Dr. Valentine said: “It used to be that people would meet through mutual friends or at work or school, and there was a degree of vetting that went in place before dating. Dating apps have completely taken away that process.”

She also said that current safety measures in dating apps – a written set of guidelines for safe dating – are inadequate because it places the burden of safety on potential victims.

Victims might blame themselves for being preyed upon as they did not follow the guidelines to the letter and their self-blame could dissuade them from reporting the assault.

Instead, the authors recommend that dating app companies improve their safety standards.

Dr.
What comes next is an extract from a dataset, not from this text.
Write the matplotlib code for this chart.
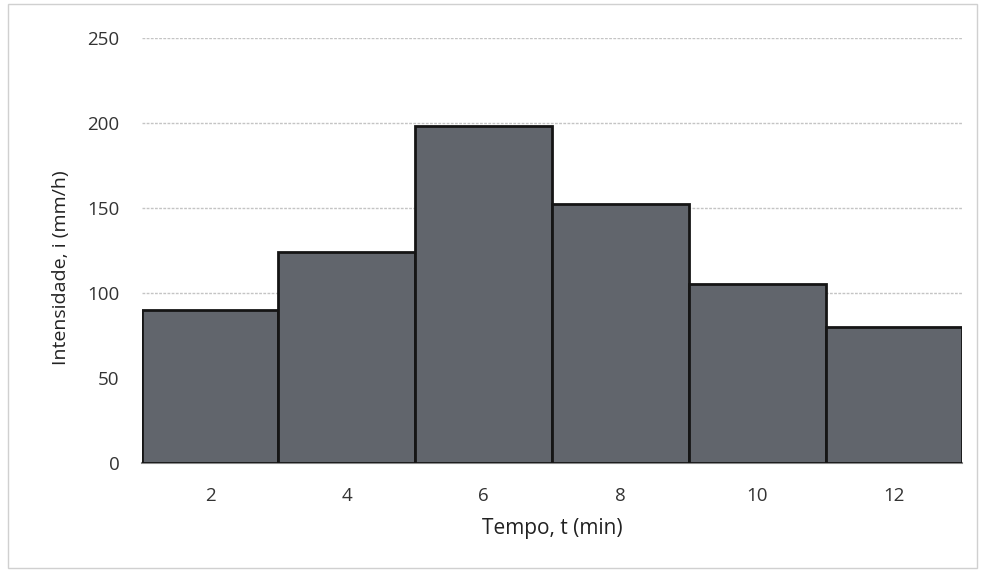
import numpy as np
import matplotlib.pyplot as plt
from matplotlib.patches import Rectangle

tempo = ['2', '4', '6', '8', '10', '12']
intensidade = [90, 124, 198, 152, 105, 80]

plt.rcParams['font.family'] = ['Open Sans', 'DejaVu Sans']

fig = plt.figure(figsize=(9.84, 5.73), dpi=100)
ax = fig.add_axes([0.144, 0.192, 0.834, 0.742])

x = np.arange(len(tempo))
ax.bar(x, intensidade, width=1.0, color='#61656c', edgecolor='#151515', linewidth=2.0, zorder=3)

ax.set_xlim(-0.5, len(tempo) - 0.5)
ax.set_ylim(0, 250)
ax.set_yticks([0, 50, 100, 150, 200, 250])
ax.set_xticks(x)
ax.set_xticklabels(tempo)
ax.tick_params(axis='both', length=0, labelsize=13.5, colors='#333333')
ax.tick_params(axis='x', pad=17)
ax.tick_params(axis='y', pad=16)
ax.yaxis.grid(True, color='#c4c4c4', linewidth=1.0, linestyle=(0, (2, 1)))
ax.set_axisbelow(True)
for s in ['top', 'right', 'left']:
    ax.spines[s].set_visible(False)
ax.spines['bottom'].set_color('#8a8a8a')
ax.spines['bottom'].set_linewidth(1.5)

ax.set_xlabel('Tempo, t (min)', fontsize=15, color='#222222', labelpad=10)
ax.set_ylabel('Intensidade, i (mm/h)', fontsize=14, color='#222222')
ax.yaxis.set_label_coords(-0.087, 0.46)

fig.patches.append(Rectangle((0.008, 0.008), 0.985, 0.985, transform=fig.transFigure,
                             fill=False, edgecolor='#d0d0d0', linewidth=1.0))

plt.savefig('out.png', dpi=100)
Valentine said: “Dating app companies can increase artificial intelligence to identify perpetrators, have stricter identification requirements for users, run criminal history searches at no extra charge and connect with other companies to ensure that perpetrators aren’t just jumping from one app to another.

“They can also improve ways for victims to report assaults and provide more support services for victims.”

Her team at BYU is already collaborating with dating app companies and legislators to draft a bill in Utah, called Online Dating Safety Requirements.

They believe the bill has a good chance of passing and hope other states in the US will follow suit.

Dr. Valentine said: “What I don’t want people to take from the study is that we shouldn’t use dating apps – they’re the number-one way that happy couples meet.

"We want to preserve that but increase the safety.”